On Usyk vs Joshua 2 winding up on DAZN in the UK
“We’re not quite at that stage of the conversation yet. … When it’s all sorted they’ll come back to the broadcast market, to us and Sky Sports and the rest of the UK market. We’ll be involved in that conversation, I like to think we’ll be competitive. We’re obviously going to do our homework and plan for that. But AJ, a bit like Canelo, is a transcendent star. He’s a guy who my parents would want to watch, and they’re not traditional fight fans. He has that appeal, Canelo has that, there are very few who do. Katie Taylor has it in Ireland. We want to be in business with those kinds of people, obviously.”
On doing business in boxing
“Boxing as a whole is a soap opera.
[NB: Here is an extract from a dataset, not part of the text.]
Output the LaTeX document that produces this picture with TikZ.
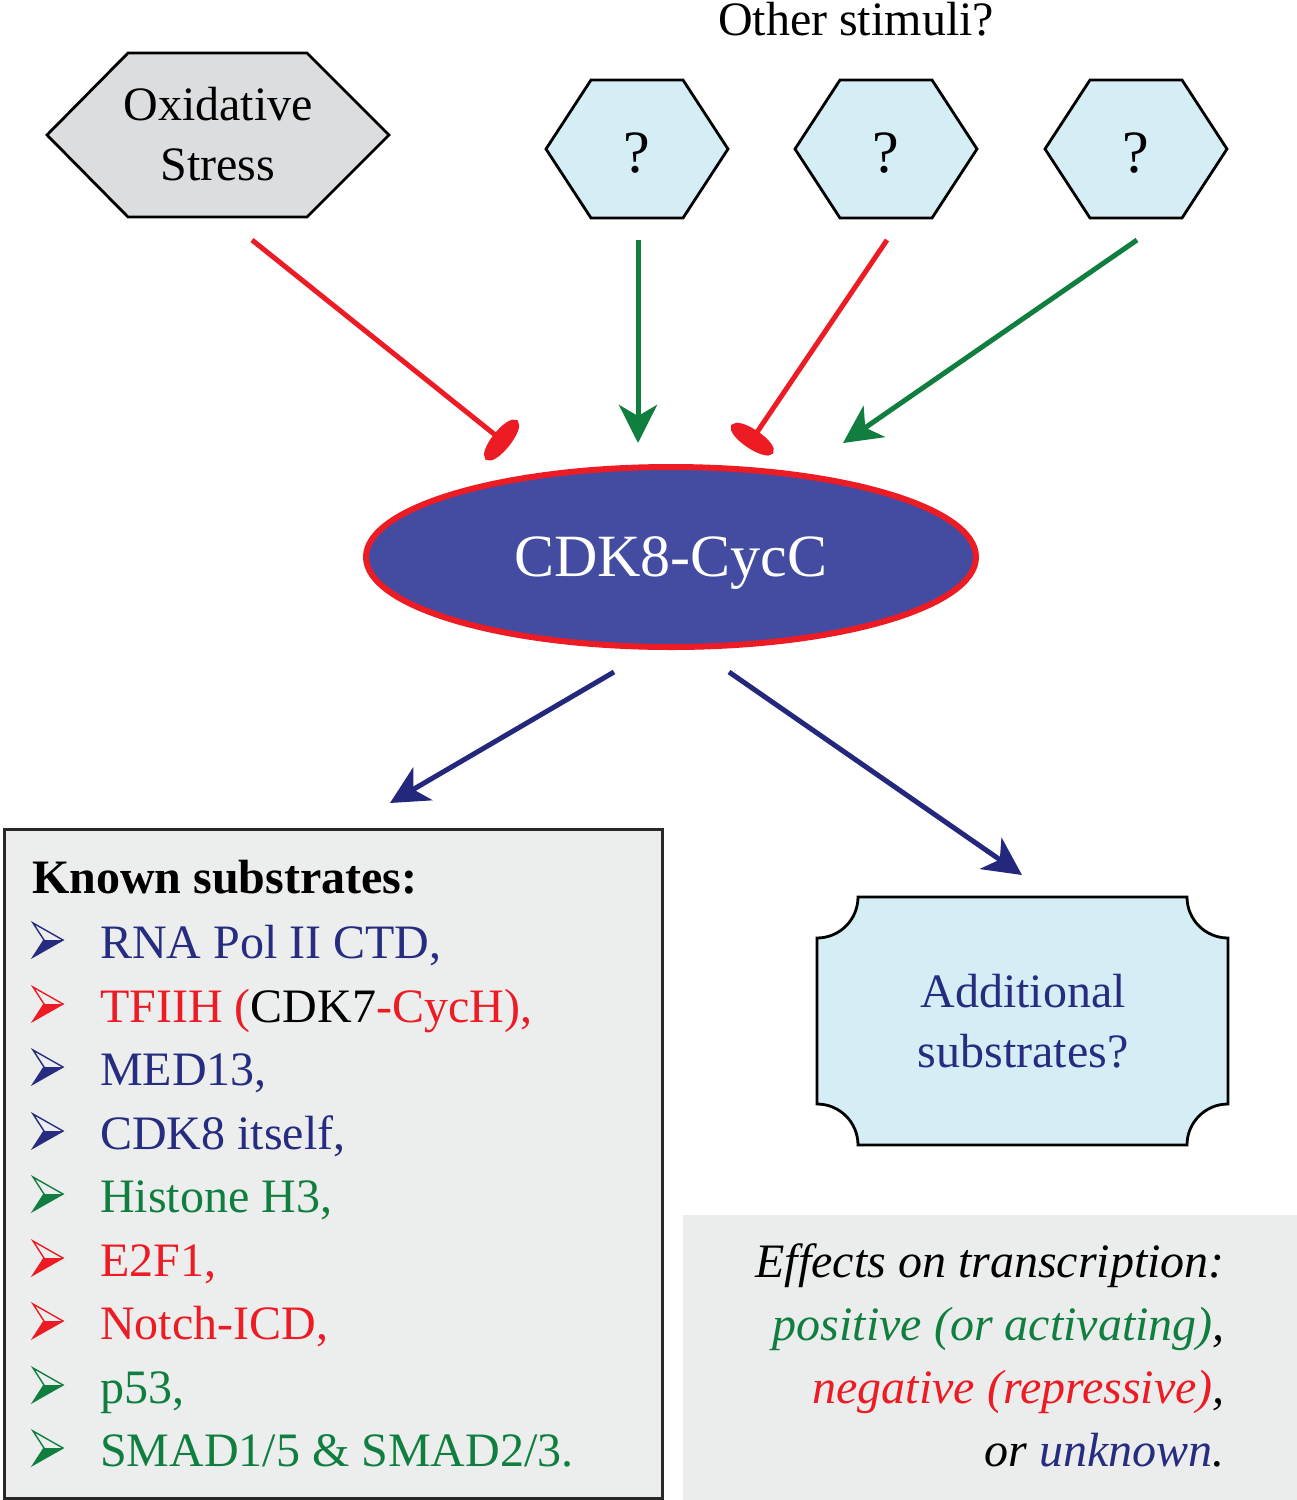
\documentclass[tikz,border=0pt]{standalone}
\usepackage{fontspec}
\setmainfont{Liberation Serif}
\usetikzlibrary{arrows.meta,shapes.geometric,calc}
\definecolor{cred}{RGB}{237,28,36}
\definecolor{cgreen}{RGB}{16,126,62}
\definecolor{cnavy}{RGB}{38,44,128}
\definecolor{carrow}{RGB}{36,40,124}
\definecolor{cell}{RGB}{67,76,160}
\definecolor{hexgray}{RGB}{220,221,223}
\definecolor{lblue}{RGB}{213,238,245}
\definecolor{knowngray}{RGB}{236,237,237}
\definecolor{effgray}{RGB}{235,236,236}
\definecolor{boxdark}{RGB}{40,40,40}
\newcommand\bularrow[2]{%
  \draw[#1, line width=1.4pt, line join=miter] (33,{#2-35}) -- (63,{#2-18}) -- (33,{#2-1}) -- (44,{#2-18}) -- cycle;
  \fill[#1] (44,{#2-18}) -- (63,{#2-18}) -- (33,{#2-1}) -- cycle;}
\begin{document}
\begin{tikzpicture}[x=1pt,y=-1pt,
  txt/.style={inner sep=0pt, font=\fontsize{48}{58}\selectfont},
  hexline/.style={draw=black, line width=2.8pt, line join=miter},
  act/.style={line width=5pt, -{Stealth[length=38pt,width=38pt,inset=11pt]}},
  inh/.style={line width=5pt, -{Ellipse[length=19pt,width=50pt]}},
]
\useasboundingbox (0,0) rectangle (1297,1500);

% Oxidative stress hexagon
\draw[hexline, fill=hexgray] (47,135) -- (128,53) -- (307,53) -- (389,135) -- (307,217) -- (128,217) -- cycle;
\node[txt, anchor=base] (ox1) at (218,120) {Oxidative};
\node[txt, anchor=base] (ox2) at (218,180) {Stress};

% Other stimuli
\node[txt, anchor=base] (other) at (856,35) {Other stimuli?};
\foreach \cx/\nm in {637/q1, 886/q2, 1136/q3}{
  \draw[hexline, fill=lblue] ({\cx-91},149) -- ({\cx-46},80) -- ({\cx+46},80) -- ({\cx+91},149) -- ({\cx+46},218) -- ({\cx-46},218) -- cycle;
  \node[txt, anchor=base, font=\fontsize{60}{70}\selectfont] (\nm) at (\cx,172) {?};
}

% Central complex
\node[ellipse, draw=cred, fill=cell, line width=6pt, minimum width=610pt, minimum height=180pt, inner sep=0pt,
      text=white, text depth=0pt, font=\fontsize{60}{70}\selectfont] (cdk) at (671,557) {CDK8-CycC};

% connector end points
\coordinate (s1) at (252,240); \coordinate (e1) at (509,446);
\coordinate (s2) at (638,240); \coordinate (e2) at (638,443);
\coordinate (s3) at (887,240); \coordinate (e3) at (747,447);
\coordinate (s4) at (1137,240); \coordinate (e4) at (843,443);
\draw[inh, cred] (s1) -- (e1);
\draw[act, cgreen] (s2) -- (e2);
\draw[inh, cred] (s3) -- (e3);
\draw[act, cgreen] (s4) -- (e4);

\coordinate (d1) at (614,672); \coordinate (t1) at (390,803);
\coordinate (d2) at (729,672); \coordinate (t2) at (1022,875);
\draw[act, carrow] (d1) -- (t1);
\draw[act, carrow] (d2) -- (t2);

% Known substrates box
\node[draw=boxdark, line width=3pt, fill=knowngray, minimum width=658pt, minimum height=669pt, inner sep=0pt, anchor=north west] (known) at (3,828) {};
\node[txt, anchor=base west, font=\fontsize{48}{58}\selectfont\bfseries] (kh) at (32,893) {Known substrates:};
\foreach \y/\c in {958/cnavy, 1022/cred, 1085/cnavy, 1149/cnavy, 1212/cgreen, 1276/cred, 1339/cred, 1403/cgreen, 1466/cgreen}{
  \bularrow{\c}{\y}
}
\node[txt, anchor=base west, text=cnavy] (i1) at (100,958) {RNA Pol II CTD,};
\node[txt, anchor=base west] (i2) at (100,1022) {\textcolor{cred}{TFIIH (}CDK7\textcolor{cred}{-CycH),}};
\node[txt, anchor=base west, text=cnavy] (i3) at (100,1085) {MED13,};
\node[txt, anchor=base west, text=cnavy] (i4) at (100,1149) {CDK8 itself,};
\node[txt, anchor=base west, text=cgreen] (i5) at (100,1212) {Histone H3,};
\node[txt, anchor=base west, text=cred] (i6) at (100,1276) {E2F1,};
\node[txt, anchor=base west, text=cred] (i7) at (100,1339) {Notch-ICD,};
\node[txt, anchor=base west, text=cgreen] (i8) at (100,1403) {p53,};
\node[txt, anchor=base west, text=cgreen] (i9) at (100,1466) {SMAD1/5 \& SMAD2/3.};

% Additional substrates box
\draw[hexline, fill=lblue] (858,897) arc[start angle=0, end angle=90, radius=41]
  -- (817,1104) arc[start angle=-90, end angle=0, radius=41]
  -- (1187,1145) arc[start angle=180, end angle=270, radius=41]
  -- (1228,938) arc[start angle=90, end angle=180, radius=41] -- cycle;
\node[txt, anchor=base, text=cnavy] (add1) at (1023,1007) {Additional};
\node[txt, anchor=base, text=cnavy] (add2) at (1023,1067) {substrates?};

% Effects legend
\fill[effgray] (683,1215) rectangle (1297,1500);
\node[txt, anchor=base east, font=\fontsize{48}{58}\selectfont\itshape] (ef1) at (1225,1277) {Effects on transcription:};
\node[txt, anchor=base east, font=\fontsize{48}{58}\selectfont\itshape] (ef2) at (1225,1340) {\textcolor{cgreen}{positive (or activating)},};
\node[txt, anchor=base east, font=\fontsize{48}{58}\selectfont\itshape] (ef3) at (1225,1403) {\textcolor{cred}{negative (repressive)},};
\node[txt, anchor=base east, font=\fontsize{48}{58}\selectfont\itshape] (ef4) at (1225,1466) {or \textcolor{cnavy}{unknown}.};
\end{tikzpicture}
\end{document}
There are very few sports where the deal-making is as relevant to the fan base as it is in boxing. Boxing fans are really smart as to how the business of their sport works. … They understand it. They understand what moves the needle for broadcasters, they care about how many pay-per-view buys we do next weekend versus what Showtime have done previously. They love that and it’s part of the drama of all of it, which makes it very unique.
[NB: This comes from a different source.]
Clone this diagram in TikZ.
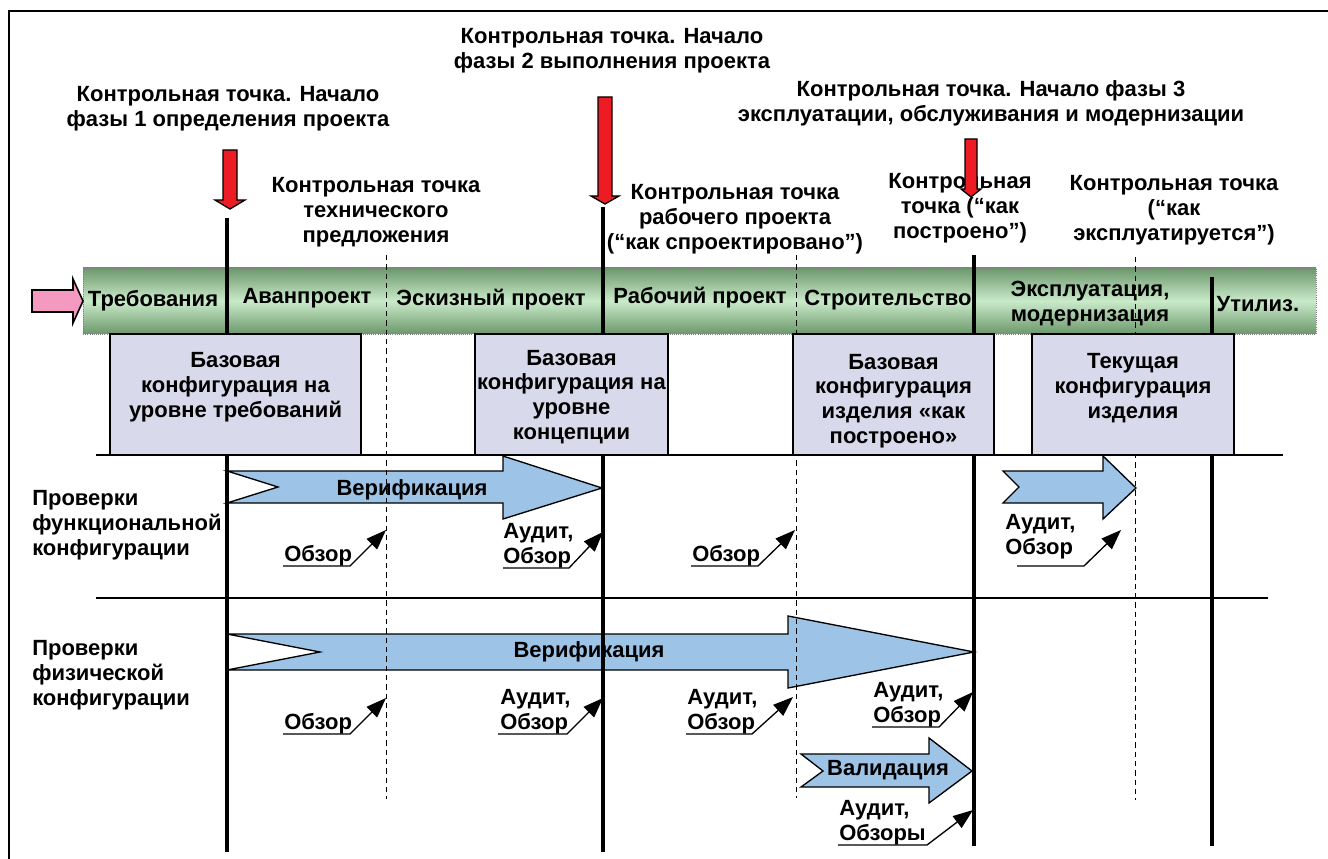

“I think MMA is the only other sport that has that. Soccer fans care about the ownership of their clubs and NFL fans are similar, but that they’re not that involved in the details of trade contact points and all that stuff. … No one’s having a go at the owner of an NFL team because ESPN or FOX did a bad number. It’s part of boxing, it’s unique, and one of the things we’ve learned in the past four or five years.”
On what he might want to take from MMA or UFC in boxing
“I think MMA does a better job, particularly the UFC, in matchmaking. We have to cut through a lot of politics to even get into conversations. We’re part of the problem, we’re also trying to be part of the solution. Fighters and promoters having exclusive network deals means that extricating fighters from those to go and fight other guys they should be fighting, that fans want to see them fight, is very, very difficult.
“UFC, for obvious reasons, does not have that problem, and I think that helps the fans see the fight they want to see. Dana and his team can say, ‘You’re fighting him,’ or, ‘She’s fighting her’ — get on with it. It gets scheduled and it allows them to plan their schedule better, it allows them to invest more confidently, all of that makes the sport better.
“I would love to see boxing get out of its own way, cut through its own BS at times, frankly, and make that happen. We are trying to be very open door. The situation with Devin Haney is a good example. We’ve had a long-term relationship with him, we could have locked him into longer-term relationships, we chose not to do that, in part because we think there’s a flexibility and a freedom to allowing him to fight off-platform.
“I think boxing is very hard — the perfect solution doesn’t exist, there’s not a silver bullet to do it. But to have the foliage of fight-making and matchmaking cleared, so the best fights can happen more quickly would be fantastic. There’s not many pound-for-pound, top fights that would get made as easily as Taylor-Serrano. Men’s boxing is harder than women’s boxing, and I think that is the fundamental problem in boxing today.”